O cinema de Hogg passou a gozar de renovada notoriedade com os filmes The souvenir (2019) e The souvenir: part II (2021), uma obra relativamente autobiográfica sobre uma cineasta envolvida em um relacionamento abusivo com o namorado (no primeiro filme), que depois decide escrever um filme sobre esse relacionamento. O jogo metalinguístico que Hogg aciona na distribuição dessa narrativa em duas partes (em que a primeira parte aparenta ser o filme que ela dirigiu na segunda parte) é bastante original. A protagonista de The souvenir, Julie (Honor Swinton Byrne), o suposto alter ego de Hogg, comunica a sua aflição com uma atuação muito dedicada a incorporar esse estado criativo do artista jovem, que não é frequentemente recebido com confiança ou entusiasmo por seus pares.
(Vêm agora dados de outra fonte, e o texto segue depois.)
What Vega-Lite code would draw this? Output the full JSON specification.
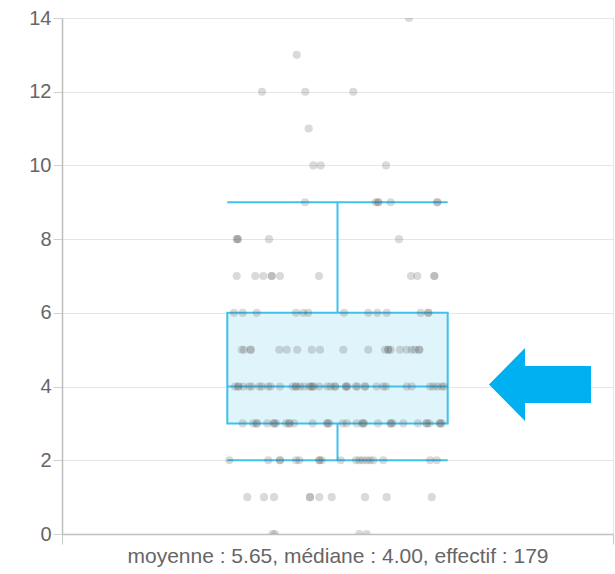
{
  "$schema": "https://vega.github.io/schema/vega-lite/v6.json",
  "width": 551,
  "height": 516,
  "autosize": {"type": "none"},
  "padding": {"left": 62, "top": 18, "right": 2, "bottom": 40},
  "background": "white",
  "config": {
    "view": {"stroke": null},
    "font": "Liberation Sans",
    "axis": {"labelFont": "Liberation Sans", "titleFont": "Liberation Sans"}
  },
  "datasets": {
    "box": [{"left": 0.3, "right": 0.7, "center": 0.5, "lower": 2, "q1": 3, "median": 4, "q3": 6, "upper": 9}],
    "arrow": [{"x": 0.8675, "y": 4.056}],
    "pts": [
      {"x":0.3824,"y":0},{"x":0.3866,"y":0},{"x":0.5396,"y":0},{"x":0.5530,"y":0},
      {"x":0.3363,"y":1},{"x":0.3666,"y":1},{"x":0.3848,"y":1},{"x":0.4501,"y":1},{"x":0.4501,"y":1},{"x":0.4670,"y":1},{"x":0.4895,"y":1},{"x":0.5499,"y":1},{"x":0.5893,"y":1},{"x":0.6710,"y":1},
      {"x":0.3036,"y":2},{"x":0.3744,"y":2},{"x":0.3956,"y":2},{"x":0.3956,"y":2},{"x":0.4247,"y":2},{"x":0.4307,"y":2},{"x":0.4670,"y":2},{"x":0.4670,"y":2},{"x":0.4713,"y":2},{"x":0.5058,"y":2},{"x":0.5336,"y":2},{"x":0.5396,"y":2},{"x":0.5457,"y":2},{"x":0.5530,"y":2},{"x":0.5590,"y":2},{"x":0.5650,"y":2},{"x":0.5831,"y":2},{"x":0.6679,"y":2},{"x":0.6800,"y":2},
      {"x":0.3279,"y":3},{"x":0.3472,"y":3},{"x":0.3534,"y":3},{"x":0.3534,"y":3},{"x":0.3726,"y":3},{"x":0.3848,"y":3},{"x":0.3848,"y":3},{"x":0.3884,"y":3},{"x":0.4065,"y":3},{"x":0.4125,"y":3},{"x":0.4125,"y":3},{"x":0.4211,"y":3},{"x":0.4550,"y":3},{"x":0.4815,"y":3},{"x":0.4815,"y":3},{"x":0.4851,"y":3},{"x":0.5094,"y":3},{"x":0.5167,"y":3},{"x":0.5348,"y":3},{"x":0.5457,"y":3},{"x":0.5457,"y":3},{"x":0.5481,"y":3},{"x":0.5735,"y":3},{"x":0.5965,"y":3},{"x":0.5965,"y":3},{"x":0.6002,"y":3},{"x":0.6194,"y":3},{"x":0.6461,"y":3},{"x":0.6619,"y":3},{"x":0.6619,"y":3},{"x":0.6666,"y":3},{"x":0.6860,"y":3},{"x":0.6860,"y":3},{"x":0.6891,"y":3},
      {"x":0.3140,"y":4},{"x":0.3200,"y":4},{"x":0.3200,"y":4},{"x":0.3290,"y":4},{"x":0.3399,"y":4},{"x":0.3443,"y":4},{"x":0.3581,"y":4},{"x":0.3624,"y":4},{"x":0.3744,"y":4},{"x":0.3788,"y":4},{"x":0.3956,"y":4},{"x":0.4187,"y":4},{"x":0.4247,"y":4},{"x":0.4247,"y":4},{"x":0.4319,"y":4},{"x":0.4392,"y":4},{"x":0.4488,"y":4},{"x":0.4532,"y":4},{"x":0.4532,"y":4},{"x":0.4574,"y":4},{"x":0.4670,"y":4},{"x":0.4815,"y":4},{"x":0.4877,"y":4},{"x":0.4955,"y":4},{"x":0.4955,"y":4},{"x":0.5154,"y":4},{"x":0.5154,"y":4},{"x":0.5178,"y":4},{"x":0.5336,"y":4},{"x":0.5359,"y":4},{"x":0.5499,"y":4},{"x":0.5499,"y":4},{"x":0.5711,"y":4},{"x":0.5831,"y":4},{"x":0.5880,"y":4},{"x":0.6256,"y":4},{"x":0.6347,"y":4},{"x":0.6679,"y":4},{"x":0.6739,"y":4},{"x":0.6811,"y":4},{"x":0.6891,"y":4},{"x":0.6933,"y":4},
      {"x":0.3261,"y":5},{"x":0.3303,"y":5},{"x":0.3425,"y":5},{"x":0.3425,"y":5},{"x":0.3944,"y":5},{"x":0.4078,"y":5},{"x":0.4270,"y":5},{"x":0.4532,"y":5},{"x":0.4682,"y":5},{"x":0.5105,"y":5},{"x":0.5559,"y":5},{"x":0.5862,"y":5},{"x":0.5922,"y":5},{"x":0.5922,"y":5},{"x":0.5965,"y":5},{"x":0.6134,"y":5},{"x":0.6256,"y":5},{"x":0.6347,"y":5},{"x":0.6407,"y":5},{"x":0.6485,"y":5},{"x":0.6485,"y":5},
      {"x":0.3122,"y":6},{"x":0.3279,"y":6},{"x":0.3534,"y":6},{"x":0.4247,"y":6},{"x":0.4379,"y":6},{"x":0.4470,"y":6},{"x":0.5118,"y":6},{"x":0.5559,"y":6},{"x":0.5722,"y":6},{"x":0.5893,"y":6},{"x":0.6510,"y":6},{"x":0.6648,"y":6},{"x":0.6648,"y":6},
      {"x":0.3171,"y":7},{"x":0.3508,"y":7},{"x":0.3653,"y":7},{"x":0.3806,"y":7},{"x":0.3806,"y":7},{"x":0.3956,"y":7},{"x":0.4664,"y":7},{"x":0.6334,"y":7},{"x":0.6448,"y":7},{"x":0.6757,"y":7},{"x":0.6757,"y":7},
      {"x":0.3171,"y":8},{"x":0.3189,"y":8},{"x":0.3189,"y":8},{"x":0.3757,"y":8},{"x":0.6116,"y":8},
      {"x":0.4410,"y":9},{"x":0.5693,"y":9},{"x":0.5740,"y":9},{"x":0.5740,"y":9},{"x":0.5965,"y":9},{"x":0.6811,"y":9},{"x":0.6811,"y":9},
      {"x":0.4561,"y":10},{"x":0.4695,"y":10},{"x":0.5880,"y":10},
      {"x":0.4477,"y":11},
      {"x":0.3630,"y":12},{"x":0.4416,"y":12},{"x":0.5287,"y":12},
      {"x":0.4260,"y":13},
      {"x":0.6298,"y":14}
    ]
  },
  "encoding": {
    "x": {
      "type": "quantitative",
      "scale": {"domain": [0, 1], "nice": false, "zero": false},
      "axis": {
        "values": [0, 1], "labels": false, "grid": true, "gridColor": "#e6e6e6",
        "ticks": true, "tickSize": 10, "tickColor": "#c8c8c8",
        "domainColor": "#c0c0c0", "domainWidth": 1.5,
        "title": "moyenne : 5.65, médiane : 4.00, effectif : 179",
        "titleFontSize": 21, "titleFontWeight": "normal", "titleColor": "#666666", "titlePadding": 1
      }
    },
    "y": {
      "type": "quantitative",
      "scale": {"domain": [0, 14], "nice": false, "zero": false},
      "axis": {
        "values": [0, 2, 4, 6, 8, 10, 12, 14], "grid": true, "gridColor": "#e6e6e6",
        "tickSize": 9, "tickColor": "#d0d0d0", "domainColor": "#bdbdbd", "domainWidth": 1.5,
        "labelFontSize": 20, "labelColor": "#666666", "labelPadding": 2, "title": null
      }
    }
  },
  "layer": [
    {
      "data": {"name": "box"},
      "mark": {"type": "rect", "fill": "#e0f4fb", "stroke": "#3fc1ec", "strokeWidth": 2},
      "encoding": {
        "x": {"field": "left"},
        "x2": {"field": "right"},
        "y": {"field": "q1"},
        "y2": {"field": "q3"}
      }
    },
    {
      "data": {"name": "box"},
      "mark": {"type": "rule", "color": "#3fc1ec", "strokeWidth": 2},
      "encoding": {
        "x": {"field": "center"},
        "y": {"field": "lower"},
        "y2": {"field": "q1"}
      }
    },
    {
      "data": {"name": "box"},
      "mark": {"type": "rule", "color": "#3fc1ec", "strokeWidth": 2},
      "encoding": {
        "x": {"field": "center"},
        "y": {"field": "q3"},
        "y2": {"field": "upper"}
      }
    },
    {
      "data": {"name": "box"},
      "mark": {"type": "rule", "color": "#3fc1ec", "strokeWidth": 2},
      "encoding": {
        "x": {"field": "left"},
        "x2": {"field": "right"},
        "y": {"field": "median"}
      }
    },
    {
      "data": {"name": "box"},
      "mark": {"type": "rule", "color": "#3fc1ec", "strokeWidth": 2},
      "encoding": {
        "x": {"field": "left"},
        "x2": {"field": "right"},
        "y": {"field": "lower"}
      }
    },
    {
      "data": {"name": "box"},
      "mark": {"type": "rule", "color": "#3fc1ec", "strokeWidth": 2},
      "encoding": {
        "x": {"field": "left"},
        "x2": {"field": "right"},
        "y": {"field": "upper"}
      }
    },
    {
      "data": {"name": "pts"},
      "mark": {"type": "circle", "size": 66, "color": "#555555", "opacity": 0.22, "clip": true},
      "encoding": {
        "x": {"field": "x"},
        "y": {"field": "y"}
      }
    },
    {
      "data": {"name": "arrow"},
      "mark": {
        "type": "point", "filled": true, "fill": "#00b0f0", "opacity": 1, "strokeWidth": 0, "size": 10404,
        "shape": "M -1 0 L -0.294 -0.716 L -0.294 -0.363 L 1 -0.363 L 1 0.363 L -0.294 0.363 L -0.294 0.716 Z"
      },
      "encoding": {
        "x": {"field": "x"},
        "y": {"field": "y"}
      }
    }
  ]
}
The eternal daughter dá continuidade ao ímpeto autobiográfico de Hogg, reposicionando o gênero (há algo de mistério fantasioso nele) e localizando as personagens alguns anos adiante. Swinton, que interpretou Rosalind nos dois The souvenir, como dito, agora assume esse lugar duplo da personagem, o que faz deste um filme estranho. Não estranho apenas pela presença em dobro de Swinton, mas estranho por uma forma que se contenta com colocar as duas personagens em cena usando somente um artifício de plano e contra plano – ou seja, está sempre em cena uma das personagens de cada vez, e elas nunca compartilham o mesmo quadro na imagem. Isso se torna ainda mais inquietante por definir, necessariamente, o escopo de cada quadro, que se torna restrito, fechado em planos americanos de cada personagem. A falta de uma visão do todo, de um contexto da cena, também leva a uma rigidez dos diálogos, em que cada fala começa e termina dentro do plano de cada personagem, criando a impressão de um texto muito artificial porque aparece como texto, como fala completa, ensaiada.

A inovação do cinema de Hogg está, a meu ver, em como ela trabalha um tipo de amargura ou angústia do artista a partir de formas não convencionais que nos leva, principalmente em sua trilogia mais recente, a encarar de frente um método de criação e maneiras de ficcionalização dessa narrativa autobiográfica. Acho fascinante como, ao defender desde pelo menos Exibição (2013) essa ideia do fazer artístico como um fazer inoportuno, obsessivo e letárgico ao mesmo tempo, ela tem encontrado novos modos de materializar, nas suas ficções, justamente esses aspectos mais vexados do seu próprio exercício como artista e cineasta. A sua trilogia autobiográfica, justamente por seguir, em cada filme, uma forma genérica, audiovisual, um método diferente, tornou-se uma das mais intrigantes observações do cinema pelo cinema de anos recentes.